Theoretically one should never stop saving for retirement if one can afford to as no one can tell how long would a person live. For practical purposes, and with statistics available, it is reasonable to say that most people would have died before they hit 90. By 80 probably 80 percent could have died. By 70 very likely 60 percent would have died too. These are just estimates but not too far from realities.
Under normal circumstances, people should start to enjoy their life savings about 10 years before the end of their lives. If not, what is the point of saving for retirement? Leaving it too late would mean not benefitting from their savings or leaving too much money unused when they die. Taking them out too early would likely lead to a depletion of the savings, assuming that the life savings are the only source of fund for retirement. In many cases this is not so and many don’t really need to touch their savings when they have too much money or with family support.
Would it therefore be reasonable for people to start to withdraw from the savings at 60? It used to be 55. Or would it be a practical thing for people to stop saving for retirement after 60? Why continue to stress on your finances and stinge on your expenses to live a bit better by not savings after 60? Those who have a lot of money to save, by all means keep saving.
Is it reasonable for the Govt to force the people to continue to save irrespective of their age? Why are people forced to save at 60, 70, 80 or 100 years? Is the Govt being unreasonable? No such things?

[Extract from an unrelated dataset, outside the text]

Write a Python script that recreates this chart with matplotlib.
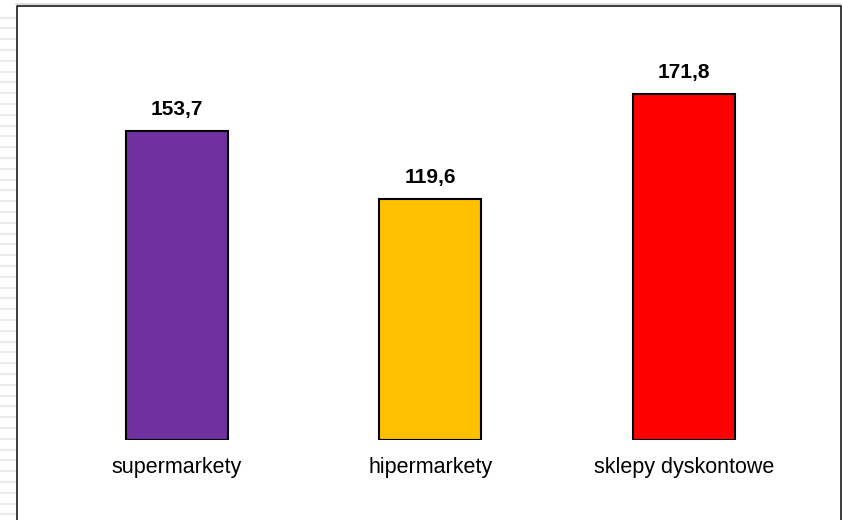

For people who are self employed, who needs to renew their licences, they are required by law to contribute to their Medisave Accounts regardless of how old they are. There is no limitation on the age of the person. As long as the person wants to renew his licence, pay up. 100 year old also have to pay if one happens to be self employed. Why? The Govt said so.
And in the case of people selling their properties that they bought using their CPF savings, regardless of age, they must repay what they took from their CPF savings plus interests. So, if one is 80 and decided to sell his property, if he borrowed $300k from his CPF, he needs to repay this plus the interest, assuming 2.5% for 30 years, or 75% of the loan. The total sum to be put back into his CPF could be $525k. Why would an 80 year old person need to have $525k in his CPF account? It could be a bigger sum, and at an older age.
Why is this happening? No one bothers to think through it? No one bothers to amend thes irregularities? Or the Govt really wants this to be the case?